One of the book's most startling and least known personalities, at least for most readers, is likely to be the extraordinary Guillaume Postel, mystic, religious leader and linguist. He wrote works in more than twelve languages, compiled the first Arabic grammar, translated widely, including the cabbalistic bible, the Sohar, and spent several months in the prisons of the Inquisition.

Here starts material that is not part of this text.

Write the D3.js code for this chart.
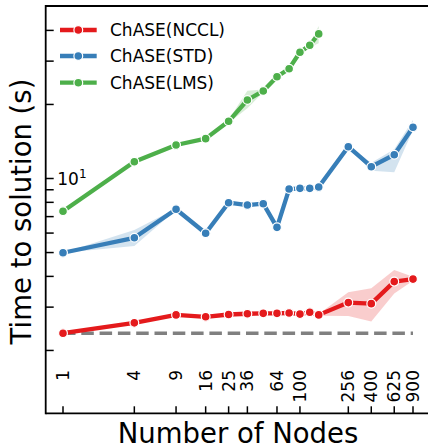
<!DOCTYPE html>
<html>
<head>
<meta charset="utf-8">
<script src="https://cdn.jsdelivr.net/npm/d3@7"></script>
<style>
  body { margin: 0; background: #fff; }
  svg { display: block; font-family: "DejaVu Sans", sans-serif; }
</style>
</head>
<body>
<div id="vizcont"></div>
<script>
// node counts (x values)
var nodes = [1, 4, 9, 16, 25, 36, 49, 64, 81, 100, 121, 144, 256, 400, 625, 900];
var lmsNodes = [1, 4, 9, 16, 25, 36, 49, 64, 81, 100, 121, 144];
var xTicks = [1, 4, 9, 16, 25, 36, 64, 100, 256, 400, 625, 900];
var yTicks = [2, 3, 4, 5, 6, 7, 8, 9, 10, 20, 30, 40];

// time to solution (s), mean and band
var nccl   = [2.35, 2.59, 2.79, 2.74, 2.80, 2.82, 2.83, 2.83, 2.84, 2.81, 2.86, 2.79, 3.13, 3.10, 3.81, 3.90];
var ncclLo = [2.35, 2.57, 2.77, 2.72, 2.78, 2.79, 2.80, 2.80, 2.81, 2.79, 2.84, 2.77, 2.76, 2.62, 3.41, 3.84];
var ncclHi = [2.35, 2.61, 2.81, 2.76, 2.82, 2.85, 2.86, 2.86, 2.87, 2.83, 2.88, 2.81, 3.45, 3.58, 4.25, 3.99];

var std   = [4.99, 5.74, 7.50, 5.99, 7.97, 7.80, 7.90, 6.33, 9.06, 9.12, 9.12, 9.23, 13.47, 11.17, 12.49, 16.15];
var stdLo = [4.99, 5.32, 7.45, 5.95, 7.92, 7.75, 7.85, 6.28, 9.00, 9.06, 9.06, 9.17, 13.40, 10.76, 10.60, 15.74];
var stdHi = [4.99, 6.18, 7.55, 6.03, 8.02, 7.85, 7.95, 6.38, 9.12, 9.18, 9.18, 9.29, 13.55, 11.60, 13.14, 17.30];

var lms   = [7.36, 11.70, 13.68, 14.52, 17.08, 20.85, 22.69, 25.93, 27.95, 32.6, 34.8, 38.7];
var lmsLo = [7.36, 11.60, 13.55, 14.40, 16.80, 19.30, 22.40, 25.60, 27.60, 32.0, 34.2, 35.5];
var lmsHi = [7.36, 11.80, 13.80, 14.65, 17.35, 22.75, 23.00, 26.30, 28.30, 33.2, 35.4, 41.7];

var names = ["ChASE(NCCL)", "ChASE(STD)", "ChASE(LMS)"];
var colors = ["#e41a1c", "#377eb8", "#4daf4a"];

function draw_chart() {
  var width = 428, height = 447;
  var left = 45.7, top = 6, bottom = 413.3;

  var svg = d3.select("#vizcont")
    .append("svg")
    .attr("width", width)
    .attr("height", height);

  // log scales for both axes
  var x = d3.scaleLog().domain([1, 900]).range([63, 413]);
  var y = d3.scaleLog().domain([1, 10]).range([178.5 + 246, 178.5]);

  var series = [
    {name: names[0], color: colors[0], xs: nodes, v: nccl, lo: ncclLo, hi: ncclHi},
    {name: names[1], color: colors[1], xs: nodes, v: std, lo: stdLo, hi: stdHi},
    {name: names[2], color: colors[2], xs: lmsNodes, v: lms, lo: lmsLo, hi: lmsHi}
  ];

  // ideal scaling reference line
  svg.append("line")
    .attr("x1", x(nodes[0]))
    .attr("x2", x(nodes[nodes.length - 1]))
    .attr("y1", y(nccl[0]))
    .attr("y2", y(nccl[0]))
    .attr("stroke", "#808080")
    .attr("stroke-width", 3.5)
    .attr("stroke-dasharray", "12.5,5.8");

  var area = d3.area()
    .x(function(d) { return x(d.n); })
    .y0(function(d) { return y(d.lo); })
    .y1(function(d) { return y(d.hi); });

  var line = d3.line()
    .x(function(d) { return x(d.n); })
    .y(function(d) { return y(d.v); });

  series.forEach(function(s) {
    var pts = s.xs.map(function(n, i) {
      return {n: n, v: s.v[i], lo: s.lo[i], hi: s.hi[i]};
    });
    var g = svg.append("g");
    g.append("path")
      .datum(pts)
      .attr("d", area)
      .attr("fill", s.color)
      .attr("fill-opacity", 0.22);
    g.append("path")
      .datum(pts)
      .attr("d", line)
      .attr("fill", "none")
      .attr("stroke", s.color)
      .attr("stroke-width", 4.3)
      .attr("stroke-linejoin", "round");
    g.selectAll("circle")
      .data(pts)
      .enter()
      .append("circle")
      .attr("cx", function(d) { return x(d.n); })
      .attr("cy", function(d) { return y(d.v); })
      .attr("r", 4.4)
      .attr("fill", s.color)
      .attr("stroke", "#fff")
      .attr("stroke-width", 1.2);
  });

  // spines
  var spine = svg.append("g").attr("stroke", "#000").attr("stroke-width", 1.8);
  spine.append("line").attr("x1", left).attr("x2", left).attr("y1", top - 0.9).attr("y2", bottom + 0.9);
  spine.append("line").attr("x1", left).attr("x2", width).attr("y1", top).attr("y2", top);
  spine.append("line").attr("x1", left).attr("x2", width).attr("y1", bottom).attr("y2", bottom);

  // x ticks pointing in, labels rotated inside the plot
  var xt = svg.append("g");
  xt.selectAll("line")
    .data(xTicks)
    .enter()
    .append("line")
    .attr("x1", function(d) { return x(d); })
    .attr("x2", function(d) { return x(d); })
    .attr("y1", bottom)
    .attr("y2", bottom - 7)
    .attr("stroke", "#000")
    .attr("stroke-width", 1.5);
  xt.selectAll("text")
    .data(xTicks)
    .enter()
    .append("text")
    .attr("transform", function(d) { return "translate(" + x(d) + ",370) rotate(-90)"; })
    .attr("text-anchor", "end")
    .attr("dy", "0.35em")
    .style("font-size", "17px")
    .text(function(d) { return d; });

  // y ticks pointing in
  var yt = svg.append("g");
  yt.selectAll("line")
    .data(yTicks)
    .enter()
    .append("line")
    .attr("x1", left)
    .attr("x2", left + 8)
    .attr("y1", function(d) { return y(d); })
    .attr("y2", function(d) { return y(d); })
    .attr("stroke", "#000")
    .attr("stroke-width", 1.5);

  var lab = yt.append("text")
    .attr("x", 57.3)
    .attr("y", y(10) + 6.5)
    .style("font-size", "17px");
  lab.append("tspan").text("10");
  lab.append("tspan").attr("dy", -7.5).style("font-size", "12px").text("1");

  // axis titles
  svg.append("text")
    .attr("x", 238)
    .attr("y", 443)
    .attr("text-anchor", "middle")
    .style("font-size", "27.5px")
    .text("Number of Nodes");
  svg.append("text")
    .attr("transform", "translate(31,211.5) rotate(-90)")
    .attr("text-anchor", "middle")
    .style("font-size", "27.5px")
    .text("Time to solution (s)");

  // legend
  var rows = [30, 56, 82.7];
  var leg = svg.append("g");
  series.forEach(function(s, i) {
    leg.append("line")
      .attr("x1", 60).attr("x2", 96.7)
      .attr("y1", rows[i]).attr("y2", rows[i])
      .attr("stroke", s.color)
      .attr("stroke-width", 4.3);
    leg.append("circle")
      .attr("cx", 78.3).attr("cy", rows[i])
      .attr("r", 4.4)
      .attr("fill", s.color)
      .attr("stroke", "#fff")
      .attr("stroke-width", 1.2);
    leg.append("text")
      .attr("x", 110)
      .attr("y", rows[i])
      .attr("dy", "0.35em")
      .style("font-size", "17px")
      .text(s.name);
  });
}

draw_chart();
</script>
</body>
</html>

Moving on to the eighteenth century, another of the author's stars is the Swedish pastor's son Carl von Linné, better known under his Latinised name of Linnaeus, a conspicuous lecher as well as an outstanding botanist, to whom we owe our modern method of classifying plants. Then on to the Goncourt brothers, arch bookmen and bibliophiles, whose collecting mania the author attributes to their disgust with the growth of nineteenth-century industrialism. Even such well-known and much-studied figures as Proust and Nabokov spur Albus to fresh insights. She analyses the implications of Nabokov's early nom-de-plume, 'Sirin', and suggests reasons why the paintings of Vermeer figure so strongly in A la recherche du temps perdu. In most of her discussions she is less concerned with whether or not her subjects were 'right' as to how they achieved their knowledge or insights and fought for their beliefs in times as tense and prejudiced as our own.
Dedicated to Lévi-Strauss (a champion of Albus’s paintings) and equally at home in all the periods over which it ranges, this book will have wide appeal. Beautifully designed and illustrated, it is also a credit to the fine series to which it belongs.